Hunter probably never thought that a majority of members of the committee would actually vote to approve the bill, H.R. 4478. The California congressman, a former Marine who served three combat tours in Iraq and Afghanistan, even gave his bill an ominous name that should have discouraged its passage: the “Draft America’s Daughters Act of 2016.” The House Armed Services Committee has 36 Republican members and 27 Democrats so the measure passed with Republican support. A roll call is not available as we write.

Defense Secretary Ash Carter announced last December that, beginning in January 2016, all military occupations and positions would be open to women, without exception. Carter admitted openly that this was a first in U.S. military history. “[Women will] be allowed to drive tanks, fire mortars and lead infantry soldiers into combat,” Carter stated when making the announcement. “They’ll be able to serve as Army Rangers and Green Berets, Navy SEALs, Marine Corps infantry, Air Force parajumpers, and everything else that was previously open only to men.”

A Defense Department website article noted on December 3:

In a memorandum to the secretaries of all military departments and others, Carter directed the military services to open all military occupational specialties to women 30 days from today — a waiting period required by law — and by that date to provide updated implementation plans for integrating women into the positions now open to them.

The Marine Corps had asked for a partial exemption from the new requirements in areas that included infantry, machine gunner, fire support reconnaissance, and others, but Carter stated: “We are a joint force and I have decided to make a decision which applies to the entire force.”

Hunter introduced his legislation on February 3, and it contained language noting that it would become effective 90 days after the bill’s enactment or “the date on which the Secretary of Defense certifies to Congress that all Combat Arms Military Occupational Specialties are open to qualified female candidates.”

On March 10, Carter released a statement announcing final plans for all branches of the military and the U.S. Special Operations Command to open up all combat jobs to women. He authorized the military to begin integrating female combat soldiers “right away.” He said in his statement:

When I announced my decision back in December to open all career fields to qualified women, I emphasized that the implementation of this change must be handled the right way, because the combat effectiveness of the world’s finest fighting force is paramount. Having reviewed their exceptionally thorough work, I am pleased all of the services developed plans that will effectively carry out this change and make us even better in the future.
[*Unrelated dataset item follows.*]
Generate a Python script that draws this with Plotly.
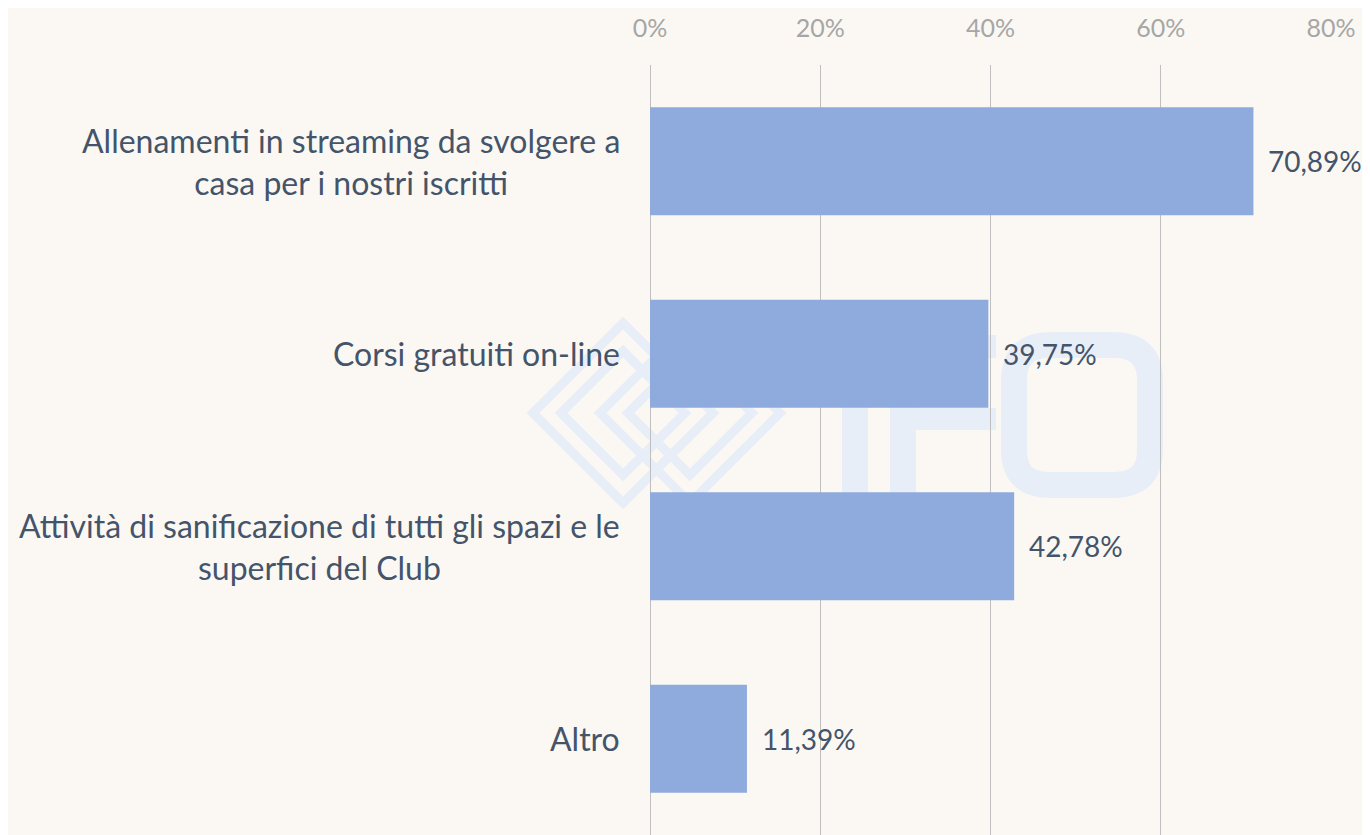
import plotly.graph_objects as go

categories = [
    "Allenamenti in streaming da svolgere a<br>casa per i nostri iscritti",
    "Corsi gratuiti on-line",
    "Attività di sanificazione di tutti gli spazi e le<br>superfici del Club",
    "Altro",
]
values = [70.89, 39.75, 42.78, 11.39]
tick_vals = [0, 20, 40, 60, 80]
tick_text = ["0%", "20%", "40%", "60%", "80%"]

BG = "#FBF8F3"
BAR = "#8FAADC"
TXT = "#44546A"
FONT = "Lato, Carlito, Calibri, 'Open Sans', sans-serif"

labels = [f"{v:.2f}%".replace(".", ",") for v in values]

fig = go.Figure()
fig.add_trace(go.Bar(
    y=categories, x=values, orientation="h",
    marker=dict(color=BAR, line=dict(width=0)),
    hoverinfo="skip",
))

# page offset (default body margin) and plot area in page pixels
OFF = 8
L, R, T, B = 650, 1331, 65, 835
W, H = 1370 - OFF, 835 - OFF


def px(x):
    return (x - L) / (R - L)


def py(y):
    return 1 - (y - T) / (B - T)


wm = "#E8EEF7"
shapes = []
# watermark: diamonds
for cx, cy, h in [(623, 413, 90), (623, 413, 62), (690, 413, 90), (690, 413, 62)]:
    path = (f"M {px(cx-h)},{py(cy)} L {px(cx)},{py(cy-h)} L {px(cx+h)},{py(cy)} "
            f"L {px(cx)},{py(cy+h)} Z")
    shapes.append(dict(type="path", path=path, xref="paper", yref="paper",
                       line=dict(color=wm, width=9), layer="below"))
# "I"
shapes.append(dict(type="rect", xref="paper", yref="paper", x0=px(842), x1=px(868),
                   y0=py(335), y1=py(498), fillcolor=wm, line=dict(width=0), layer="below"))
# "F"
shapes.append(dict(type="rect", xref="paper", yref="paper", x0=px(890), x1=px(916),
                   y0=py(335), y1=py(498), fillcolor=wm, line=dict(width=0), layer="below"))
shapes.append(dict(type="rect", xref="paper", yref="paper", x0=px(890), x1=px(996),
                   y0=py(335), y1=py(358), fillcolor=wm, line=dict(width=0), layer="below"))
shapes.append(dict(type="rect", xref="paper", yref="paper", x0=px(890), x1=px(996),
                   y0=py(408), y1=py(430), fillcolor=wm, line=dict(width=0), layer="below"))
# "O"
shapes.append(dict(type="path", xref="paper", yref="paper", layer="below",
                   line=dict(color=wm, width=26),
                   path=(f"M {px(1050)},{py(345)} L {px(1113)},{py(345)} "
                         f"Q {px(1150)},{py(345)} {px(1150)},{py(380)} L {px(1150)},{py(450)} "
                         f"Q {px(1150)},{py(485)} {px(1113)},{py(485)} L {px(1050)},{py(485)} "
                         f"Q {px(1014)},{py(485)} {px(1014)},{py(450)} L {px(1014)},{py(380)} "
                         f"Q {px(1014)},{py(345)} {px(1050)},{py(345)} Z")))

annotations = []
for c, v, lab in zip(categories, values, labels):
    annotations.append(dict(x=v, y=c, xref="x", yref="y", text=lab, showarrow=False,
                            xanchor="left", xshift=13,
                            font=dict(family=FONT, size=28, color=TXT)))
    annotations.append(dict(x=0, y=c, xref="paper", yref="y", text=c, showarrow=False,
                            xanchor="right", xshift=-28, align="center",
                            font=dict(family=FONT, size=32, color=TXT)))

fig.update_layout(
    width=W, height=H,
    margin=dict(l=L - OFF, r=W - (R - OFF), t=T - OFF, b=H - (B - OFF)),
    paper_bgcolor=BG, plot_bgcolor="rgba(0,0,0,0)",
    bargap=0.44,
    showlegend=False,
    shapes=shapes,
    annotations=annotations,
    xaxis=dict(range=[0, 80], side="top", tickvals=tick_vals, ticktext=tick_text,
               showgrid=True, gridcolor="#BFBFBF", gridwidth=1,
               zeroline=True, zerolinecolor="#BFBFBF", zerolinewidth=1,
               showline=False, ticks="", ticklabelstandoff=22,
               tickfont=dict(family=FONT, size=25, color="#A6A6A6"),
               fixedrange=True),
    yaxis=dict(autorange="reversed", range=[3.5, -0.5], showticklabels=False,
               showgrid=False, zeroline=False, showline=False, ticks="",
               fixedrange=True),
    font=dict(family=FONT),
)

fig.write_html("out.html")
Since there is no history in our nation of sending women into combat, Hunter undoubtedly thought that his bill would do only what he intended — prompt discussion — not be approved by a committee in which Republicans are in the majority. In 2013, National Geographic News reported that only eight other nations allow women to serve in combat roles: Australia, Canada, Denmark, France, Germany, Israel, New Zealand, and Norway. India joined their ranks in 2016.

During debate on his measure, Hunter presented the stark reality of what the consequences of the draft are. “A draft is there to put bodies on the front lines to take the hill,” he said. “The draft is there to get more people to rip the enemies’ throats out and kill them.”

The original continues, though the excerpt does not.